Simplify the C port code by converting the argument list to a tuple.
Convert to static buffers for encoding/decoding the erlang external term
format using ei.
Use of pthreads when fork/exec is involved is risky. After a process
calls fork(), threads may be holding a lock and cause a deadlock. So the
operations that can be performed after a fork (before exec) are
basically limited to the same operations that can be done in a signal
handler. Operations that may be unsafe include malloc and the f* stream
functions.
alcove relied on erl_interface for encoding/decoding the external term
format. Internally, erl_interface uses pthreads.

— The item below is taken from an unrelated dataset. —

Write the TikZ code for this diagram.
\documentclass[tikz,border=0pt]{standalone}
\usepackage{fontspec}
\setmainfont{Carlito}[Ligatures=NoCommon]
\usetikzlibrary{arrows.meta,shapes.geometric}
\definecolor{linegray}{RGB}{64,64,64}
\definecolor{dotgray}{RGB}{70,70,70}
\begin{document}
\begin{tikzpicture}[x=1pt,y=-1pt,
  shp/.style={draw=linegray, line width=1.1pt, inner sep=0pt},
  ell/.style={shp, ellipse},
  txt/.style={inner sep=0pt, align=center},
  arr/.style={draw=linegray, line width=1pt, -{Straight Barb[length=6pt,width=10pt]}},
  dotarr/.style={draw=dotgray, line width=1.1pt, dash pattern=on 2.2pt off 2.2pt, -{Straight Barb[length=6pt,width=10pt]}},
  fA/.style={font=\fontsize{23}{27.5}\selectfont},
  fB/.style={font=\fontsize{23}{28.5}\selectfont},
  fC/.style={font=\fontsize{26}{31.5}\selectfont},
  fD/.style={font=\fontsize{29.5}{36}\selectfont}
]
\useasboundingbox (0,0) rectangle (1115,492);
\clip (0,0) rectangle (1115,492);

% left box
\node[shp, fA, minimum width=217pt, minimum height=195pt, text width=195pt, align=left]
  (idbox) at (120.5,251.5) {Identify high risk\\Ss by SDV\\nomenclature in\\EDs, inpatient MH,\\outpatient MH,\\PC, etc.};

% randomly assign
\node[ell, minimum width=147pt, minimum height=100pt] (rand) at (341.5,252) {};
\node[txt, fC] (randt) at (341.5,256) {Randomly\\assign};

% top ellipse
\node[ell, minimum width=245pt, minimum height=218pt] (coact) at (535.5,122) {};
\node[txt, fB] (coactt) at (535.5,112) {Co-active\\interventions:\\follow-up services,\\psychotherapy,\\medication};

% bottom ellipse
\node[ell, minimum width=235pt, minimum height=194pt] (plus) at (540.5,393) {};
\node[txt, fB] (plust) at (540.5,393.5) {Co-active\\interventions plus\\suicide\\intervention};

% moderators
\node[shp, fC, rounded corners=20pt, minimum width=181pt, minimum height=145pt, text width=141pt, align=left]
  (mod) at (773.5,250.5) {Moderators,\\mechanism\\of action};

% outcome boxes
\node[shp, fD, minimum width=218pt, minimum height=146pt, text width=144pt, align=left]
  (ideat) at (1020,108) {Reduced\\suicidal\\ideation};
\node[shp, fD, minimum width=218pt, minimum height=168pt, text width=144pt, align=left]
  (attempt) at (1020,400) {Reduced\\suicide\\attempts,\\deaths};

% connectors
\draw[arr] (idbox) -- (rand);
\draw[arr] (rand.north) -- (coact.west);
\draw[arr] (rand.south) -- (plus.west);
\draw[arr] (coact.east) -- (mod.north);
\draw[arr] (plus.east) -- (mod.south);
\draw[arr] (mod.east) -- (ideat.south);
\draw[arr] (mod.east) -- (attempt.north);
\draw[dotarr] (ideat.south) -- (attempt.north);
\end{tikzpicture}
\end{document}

Since the interesting part of alcove is the set of operations that can
be done post-fork and pre-exec, remove the dependency on erl_interface. The
change was done manually and was pretty massive for something done
by hand. alcove compiles and all the tests pass but there will be
regressions, especially considering not all calls are tested. For example,
cgroups are likely broken.
These changes have been tested only on Linux/32-bit/ARM.

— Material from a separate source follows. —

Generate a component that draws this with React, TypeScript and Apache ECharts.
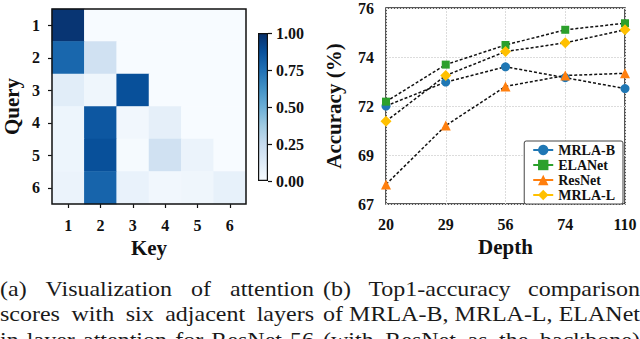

This change had the benefit of simplifying the code and applying limits
to some of the inputs.
ei was used for convenience. It may be better to move to a custom
protocol or building a custom library for decoding the ETF.

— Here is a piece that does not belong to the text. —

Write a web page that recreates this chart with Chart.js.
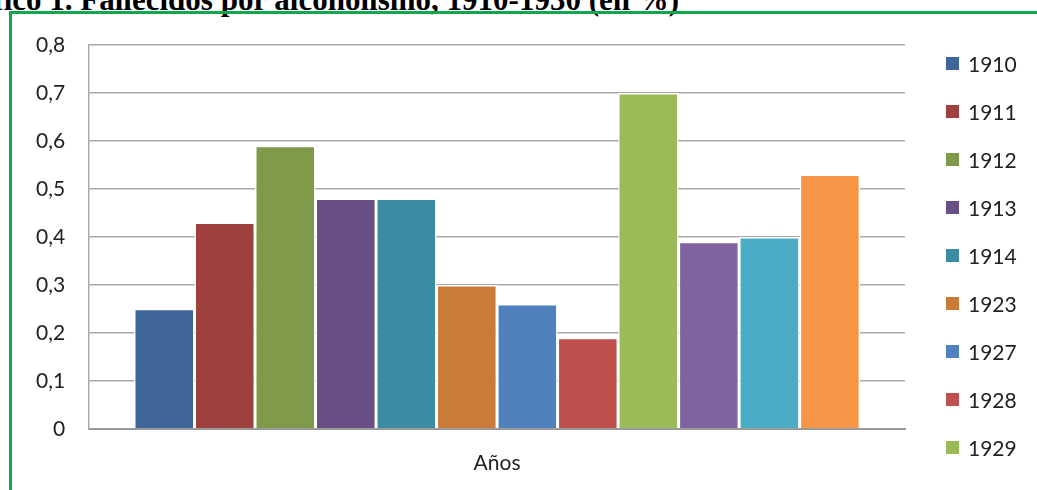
<!DOCTYPE html>
<html>
<head>
<meta charset="utf-8">
<script src="https://cdn.jsdelivr.net/npm/chart.js@4.4.0/dist/chart.umd.min.js"></script>
<style>
  html, body { margin: 0; padding: 0; background: #fff; overflow: hidden; }
  #title {
    position: absolute; left: -60px; top: -18px; white-space: nowrap; line-height: 31px;
    font: bold 31px "Liberation Serif", serif; color: #000;
  }
  #frame {
    position: absolute; left: 9px; top: 11px; width: 1040px; height: 490px;
    border-left: 3px solid #0fa84f; border-top: 3px solid #0fa84f;
  }
  #wrap { position: absolute; left: 0; top: 0; width: 1037px; height: 490px; }
  #legend { position: absolute; left: 946px; top: 39px; font: 21px Lato, sans-serif; color: #222; }
  #legend div { height: 48.1px; display: flex; align-items: center; }
  #legend span.box { display: inline-block; width: 13px; height: 13px; margin-right: 9px; }
</style>
</head>
<body>
<div id="title">Gráfico 1. Fallecidos por alcoholismo, 1910-1930 (en %)</div>
<div id="frame"></div>
<div id="wrap"><canvas id="chart"></canvas></div>
<div id="legend"></div>
<script>
// Data
const categories = ['Años'];
// the last three legend entries are cut off in the source picture
const years = ['1910', '1911', '1912', '1913', '1914', '1923', '1927', '1928', '1929', '1930', '1931', '1932'];
const values = [0.25, 0.43, 0.59, 0.48, 0.48, 0.30, 0.26, 0.19, 0.70, 0.39, 0.40, 0.53];
const colors = ['#3e6699', '#9e403e', '#7f9a48', '#684f86', '#3b8ca3', '#cb7b38', '#4f81bd', '#c0504d', '#9bbb59', '#8064a2', '#4bacc6', '#f79646'];
const yTicks = [0, 0.1, 0.2, 0.3, 0.4, 0.5, 0.6, 0.7, 0.8];
const shownInLegend = 9;

const ctx = document.getElementById('chart').getContext('2d');
const chart = new Chart(ctx, {
    type: 'bar',
    data: {
        labels: categories,
        datasets: years.map((y, i) => ({
            label: y,
            data: [values[i]],
            backgroundColor: colors[i],
            borderColor: '#ffffff',
            borderWidth: 1.5,
            categoryPercentage: 0.89,
            barPercentage: 1
        }))
    },
    options: {
        responsive: true,
        maintainAspectRatio: false,
        animation: false,
        layout: { padding: { left: 12, top: 45, right: 132, bottom: 0 } },
        scales: {
            x: {
                grid: { display: false },
                border: { color: '#999', width: 2 },
                ticks: { color: '#222', font: { family: 'Lato', size: 21 }, padding: 14 }
            },
            y: {
                min: 0,
                max: 0.8,
                afterBuildTicks: axis => { axis.ticks = yTicks.map(v => ({ value: v })); },
                grid: { color: '#aaa', lineWidth: 1.5, drawTicks: false },
                border: { color: '#aaa', width: 1.5 },
                ticks: {
                    color: '#222',
                    font: { family: 'Lato', size: 21 },
                    padding: 24,
                    callback: v => String(v).replace('.', ',')
                }
            }
        },
        plugins: {
            legend: { display: false },
            tooltip: { enabled: false }
        }
    }
});

// legend drawn by hand, only the entries visible in the picture
const legend = document.getElementById('legend');
chart.data.datasets.slice(0, shownInLegend).forEach(ds => {
    const row = document.createElement('div');
    row.innerHTML = '<span class="box" style="background:' + ds.backgroundColor + '"></span>' + ds.label;
    legend.appendChild(row);
});
</script>
</body>
</html>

ei/the term format has many problems:
* lists of small integers are encoded as strings
A list may be magically converted to a string if the list is comprised
of integers 0-255. Interestingly, 0 is considered to be a string even
though strings are NULL-terminated. So [0] is encoded as a string.
C code must catch both cases and possibly normalize the string into a
list. Even trickier since a list is terminated by an empty list.
* integer overflows
All ei functions dealing with static buffers take an pointer to an
offset. This index is a signed integer which can overflow.
Not a problem for alcove since messages are limited to lengths that can be
represented in 2 bytes.
* buffer overflows
The ei functions do not take a length. While the size of certain types
(strings, binaries, atoms) can be queried using ei_get_type(), other
types report a size of 0. Since the size of these encodings are not
known to the caller, it is questionable what is an appropriately sized
buffer.
The term encoding changes in this commit are sketchy and need to be
cleaned up. Some of the functions encode a complete term, others encode
at an offset and others return an allocated buffer.
To ensure consistency, exit if a timeout is set and reached. Otherwise,
late messages may arrive in the queue, messing up subsequent calls:
1> {ok,P} = alcove_drv:start().
{ok,<0.45.0>}
2> catch alcove:call(P, [], getpid, [], 0).
{'EXIT',timeout}
3> alcove:version(P).
2897
4> flush().
Shell got {alcove_call,<0.45.0>,[],<<"0.6.1">>}
ok
Using timeouts might be needed if it is not known whether is still
running in the event loop.
Remove the cast functions, since they are dangerous and can be emulated
by using call/5.
Fix the code to match the documentation and add a call with timeout.
Simplify the alcove_drv module by removing the versions of call with
defaults. The alcove module does the work of setting default values.